>> start Given records

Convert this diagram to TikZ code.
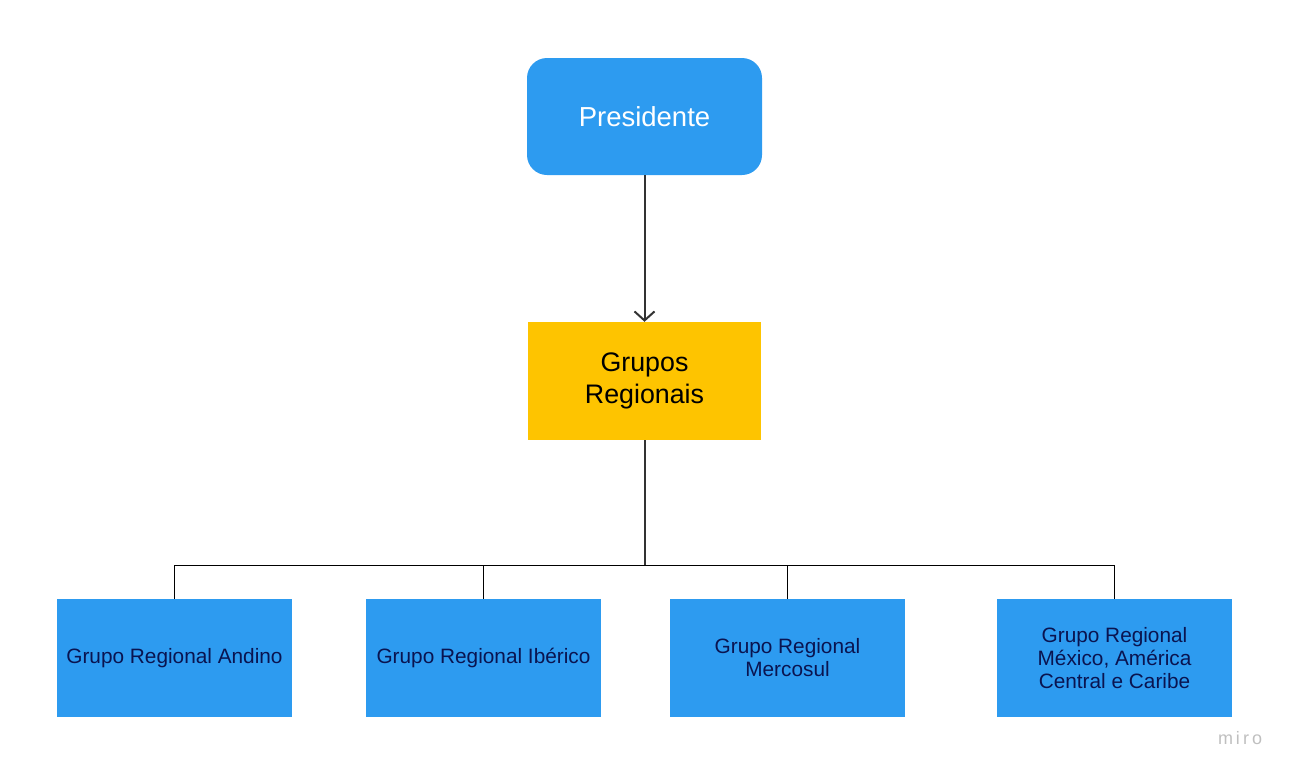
\documentclass[tikz,border=0pt]{standalone}
\usepackage{fontspec}
\setmainfont{Liberation Sans}
\usetikzlibrary{arrows.meta}
\definecolor{boxblue}{HTML}{2D9BF0}
\definecolor{boxyellow}{HTML}{FEC400}
\definecolor{navy}{HTML}{0A1450}
\definecolor{linegray}{HTML}{333333}
\begin{document}
\begin{tikzpicture}[x=1pt,y=-1pt,
  topbox/.style={fill=boxblue,draw=none,rounded corners=20pt,minimum width=235pt,minimum height=117pt,text=white,font=\fontsize{27.5}{31}\selectfont,inner sep=0pt},
  midbox/.style={fill=boxyellow,draw=none,minimum width=233pt,minimum height=118pt,text=black,font=\fontsize{26.8}{32}\selectfont,align=center,inner sep=0pt},
  leafbox/.style={fill=boxblue,draw=none,minimum width=235pt,minimum height=118pt,text=navy,font=\fontsize{20.8}{23}\selectfont,align=center,inner sep=0pt},
  thickline/.style={draw=linegray,line width=2pt},
  thinline/.style={draw=black,line width=1pt}]
\useasboundingbox (0,0) rectangle (1290,774);
\node[topbox] (pres) at (644.5,116.5) {Presidente};
\node[midbox] (gr) at (644.5,381) {Grupos\\Regionais};
\node[leafbox] (a) at (174.5,658) {Grupo Regional Andino};
\node[leafbox] (b) at (483.5,658) {Grupo Regional Ibérico};
\node[leafbox] (c) at (787.5,658) {Grupo Regional\\Mercosul};
\node[leafbox] (d) at (1114.5,658) {Grupo Regional\\México, América\\Central e Caribe};
\coordinate (bus) at (644.5,565);
\draw[thickline,-{Straight Barb[length=9pt,width=20pt]}] (pres.south) -- (gr.north);
\draw[thickline] (gr.south) -- (bus);
\draw[thinline] (bus) -| (a.north);
\draw[thinline] (bus) -| (b.north);
\draw[thinline] (bus) -| (c.north);
\draw[thinline] (bus) -| (d.north);
\node[text=black!25,font=\fontsize{18}{20}\selectfont] (miro) at (1240,738) {m\,i\,r\,o};
\end{tikzpicture}
\end{document}
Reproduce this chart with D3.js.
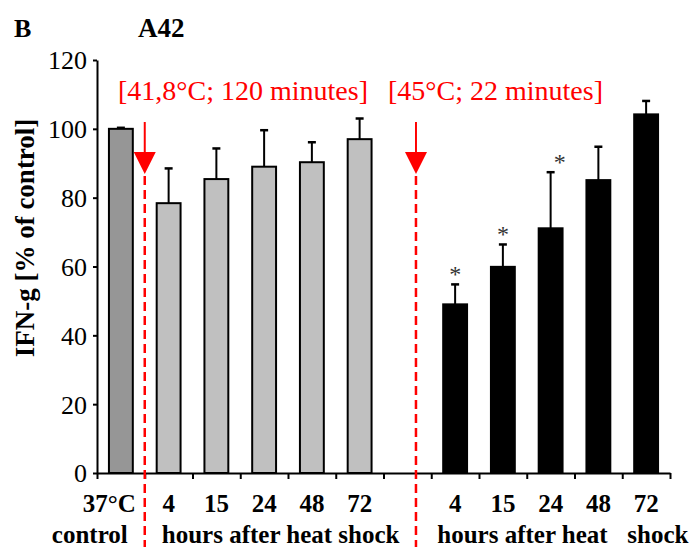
<!DOCTYPE html>
<html>
<head>
<meta charset="utf-8">
<script src="https://cdn.jsdelivr.net/npm/d3@7"></script>
<style>
  body { margin: 0; background: #fff; }
  text { font-family: "Liberation Serif", "Times New Roman", serif; }
</style>
</head>
<body>
<div id="chart"></div>
<script>
(function () {
  // slots on the x axis ('gap' is the empty slot between the two treatments)
  var slots = ['ctrl', 'a4', 'a15', 'a24', 'a48', 'a72', 'gap', 'b4', 'b15', 'b24', 'b48', 'b72']
  var tickLabels = ['37°C', '4', '15', '24', '48', '72', '', '4', '15', '24', '48', '72']
  var means = [100, 78.4, 85.4, 89.0, 90.3, 97.0, null, 49.0, 59.9, 71.1, 85.1, 104.2]
  var errors = [0.3, 10.1, 8.9, 10.6, 5.8, 6.0, null, 5.8, 6.5, 16.3, 9.7, 3.9]
  var groups = ['control', 'mild', 'mild', 'mild', 'mild', 'mild', null, 'hot', 'hot', 'hot', 'hot', 'hot']
  var significant = [false, false, false, false, false, false, false, true, true, true, false, false]
  var yTicks = [0, 20, 40, 60, 80, 100, 120]
  var treatments = ['[41,8°C; 120 minutes]', '[45°C; 22 minutes]']

  var fills = {control: '#969696', mild: '#c0c0c0', hot: '#000000'}
  var serif = '"Liberation Serif", "Times New Roman", serif'

  var width = 689, height = 547
  var svg = d3.select('#chart').append('svg')
    .attr('width', width)
    .attr('height', height)

  var x = d3.scaleBand().domain(slots).range([97, 670]).padding(0)
  var edges = d3.scaleLinear().domain([0, slots.length]).range([97, 670])
  var y = d3.scaleLinear().domain([0, 120]).range([473, 60])
  var barW = x.bandwidth() * 0.5

  var data = slots.map(function (s, i) {
    return {slot: s, i: i, label: tickLabels[i], mean: means[i], err: errors[i], group: groups[i], sig: significant[i]}
  })
  var bars = data.filter(function (d) { return d.mean !== null })

  // headings
  svg.append('text').attr('x', 14).attr('y', 37)
    .attr('font-size', '26px').attr('font-weight', 'bold').text('B')
  svg.append('text').attr('x', 138).attr('y', 37)
    .attr('font-size', '27px').attr('font-weight', 'bold').text('A42')

  // y axis
  var yAxis = svg.append('g')
    .attr('transform', 'translate(97,0)')
    .call(d3.axisLeft(y).tickValues(yTicks).tickSize(4).tickSizeOuter(0).tickPadding(6))
  yAxis.attr('font-size', 26).attr('font-family', serif)
  yAxis.select('.domain').attr('stroke-width', 2)
  yAxis.selectAll('.tick line').attr('stroke-width', 2)
  yAxis.selectAll('.tick text')
    .attr('font-size', 26).attr('fill', '#000').attr('dy', '0.34em')

  svg.append('text')
    .attr('transform', 'translate(34,238) rotate(-90)')
    .attr('text-anchor', 'middle')
    .attr('font-size', '27px').attr('font-weight', 'bold')
    .text('IFN-g [% of control]')

  // bars
  svg.selectAll('rect.bar')
    .data(bars)
    .enter().append('rect')
    .attr('class', 'bar')
    .attr('x', function (d) { return x(d.slot) + (x.bandwidth() - barW) / 2 })
    .attr('y', function (d) { return y(d.mean) })
    .attr('width', barW)
    .attr('height', function (d) { return y(0) - y(d.mean) })
    .attr('fill', function (d) { return fills[d.group] })
    .attr('stroke', '#000')
    .attr('stroke-width', 2)

  // error bars (upper only)
  var err = svg.selectAll('g.err')
    .data(bars)
    .enter().append('g')
    .attr('class', 'err')
  err.append('line')
    .attr('x1', function (d) { return x(d.slot) + x.bandwidth() / 2 })
    .attr('x2', function (d) { return x(d.slot) + x.bandwidth() / 2 })
    .attr('y1', function (d) { return y(d.mean) })
    .attr('y2', function (d) { return y(d.mean + d.err) })
    .attr('stroke', '#000').attr('stroke-width', 2)
  err.append('line')
    .attr('x1', function (d) { return x(d.slot) + x.bandwidth() / 2 - 4 })
    .attr('x2', function (d) { return x(d.slot) + x.bandwidth() / 2 + 4 })
    .attr('y1', function (d) { return y(d.mean + d.err) })
    .attr('y2', function (d) { return y(d.mean + d.err) })
    .attr('stroke', '#000').attr('stroke-width', 2.5)

  // significance stars
  svg.selectAll('text.star')
    .data(bars.filter(function (d) { return d.sig }))
    .enter().append('text')
    .attr('class', 'star')
    .attr('x', function (d, i) { return x(d.slot) + x.bandwidth() / 2 + (i === 2 ? 9 : 0) })
    .attr('y', function (d) { return y(d.mean + d.err) - 2 })
    .attr('text-anchor', 'middle')
    .attr('font-size', '24px')
    .attr('fill', '#333')
    .text('*')

  // x axis: line and ticks at slot edges
  var xAxis = svg.append('g')
    .attr('transform', 'translate(0,' + y(0) + ')')
    .call(d3.axisBottom(edges).tickValues(d3.range(slots.length + 1)).tickFormat('').tickSize(6).tickSizeOuter(0))
  xAxis.select('.domain').attr('stroke-width', 2)
  xAxis.selectAll('.tick line').attr('stroke-width', 2)

  // x tick labels
  svg.selectAll('text.xlab')
    .data(data.filter(function (d) { return d.label !== '' }))
    .enter().append('text')
    .attr('class', 'xlab')
    .attr('x', function (d) { return d.i === 0 ? x(d.slot) + x.bandwidth() - 9 : x(d.slot) + x.bandwidth() / 2 })
    .attr('y', 512)
    .attr('text-anchor', function (d) { return d.i === 0 ? 'end' : 'middle' })
    .attr('font-size', '25px').attr('font-weight', 'bold')
    .text(function (d) { return d.label })

  // second row
  var row2 = [
    {text: 'control', x: x('ctrl') + x.bandwidth() - 17, anchor: 'end'},
    {text: 'hours after heat shock', x: x('a4') + 17, anchor: 'start'},
    {text: 'hours after heat', x: x('b4') + 6, anchor: 'start'},
    {text: 'shock', x: x('b72') + 5, anchor: 'start'}
  ]
  svg.selectAll('text.row2')
    .data(row2)
    .enter().append('text')
    .attr('class', 'row2')
    .attr('x', function (d) { return d.x })
    .attr('y', 543)
    .attr('text-anchor', function (d) { return d.anchor })
    .attr('font-size', '25px').attr('font-weight', 'bold')
    .text(function (d) { return d.text })

  // treatment markers
  var markers = [
    {text: treatments[0], tx: 118, x: x('a4')},
    {text: treatments[1], tx: 388, x: x('gap') + x.bandwidth() * 0.68}
  ]
  var m = svg.selectAll('g.marker')
    .data(markers)
    .enter().append('g')
    .attr('class', 'marker')
  m.append('text')
    .attr('x', function (d) { return d.tx })
    .attr('y', 100)
    .attr('font-size', '28px')
    .attr('fill', '#ff0000')
    .text(function (d) { return d.text })
  m.append('line')
    .attr('x1', function (d) { return d.x }).attr('x2', function (d) { return d.x })
    .attr('y1', 122).attr('y2', 155)
    .attr('stroke', '#ff0000').attr('stroke-width', 2)
  m.append('path')
    .attr('d', function (d) { return 'M' + (d.x - 11) + ',152L' + (d.x + 11) + ',152L' + d.x + ',174Z' })
    .attr('fill', '#ff0000')
  m.append('line')
    .attr('x1', function (d) { return d.x }).attr('x2', function (d) { return d.x })
    .attr('y1', 176).attr('y2', height)
    .attr('stroke', '#ff0000').attr('stroke-width', 2.5)
    .attr('stroke-dasharray', '9,5')
})()
</script>
</body>
</html>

>> end Given records

Copy word for word every line from the one with "Reproduce this chart with D3.js." through the one with "var barW = x.bandwidth() * 0.5", including both. No pictures belong in the copy.

Reproduce this chart with D3.js.
<!DOCTYPE html>
<html>
<head>
<meta charset="utf-8">
<script src="https://cdn.jsdelivr.net/npm/d3@7"></script>
<style>
  body { margin: 0; background: #fff; }
  text { font-family: "Liberation Serif", "Times New Roman", serif; }
</style>
</head>
<body>
<div id="chart"></div>
<script>
(function () {
  // slots on the x axis ('gap' is the empty slot between the two treatments)
  var slots = ['ctrl', 'a4', 'a15', 'a24', 'a48', 'a72', 'gap', 'b4', 'b15', 'b24', 'b48', 'b72']
  var tickLabels = ['37°C', '4', '15', '24', '48', '72', '', '4', '15', '24', '48', '72']
  var means = [100, 78.4, 85.4, 89.0, 90.3, 97.0, null, 49.0, 59.9, 71.1, 85.1, 104.2]
  var errors = [0.3, 10.1, 8.9, 10.6, 5.8, 6.0, null, 5.8, 6.5, 16.3, 9.7, 3.9]
  var groups = ['control', 'mild', 'mild', 'mild', 'mild', 'mild', null, 'hot', 'hot', 'hot', 'hot', 'hot']
  var significant = [false, false, false, false, false, false, false, true, true, true, false, false]
  var yTicks = [0, 20, 40, 60, 80, 100, 120]
  var treatments = ['[41,8°C; 120 minutes]', '[45°C; 22 minutes]']

  var fills = {control: '#969696', mild: '#c0c0c0', hot: '#000000'}
  var serif = '"Liberation Serif", "Times New Roman", serif'

  var width = 689, height = 547
  var svg = d3.select('#chart').append('svg')
    .attr('width', width)
    .attr('height', height)

  var x = d3.scaleBand().domain(slots).range([97, 670]).padding(0)
  var edges = d3.scaleLinear().domain([0, slots.length]).range([97, 670])
  var y = d3.scaleLinear().domain([0, 120]).range([473, 60])
  var barW = x.bandwidth() * 0.5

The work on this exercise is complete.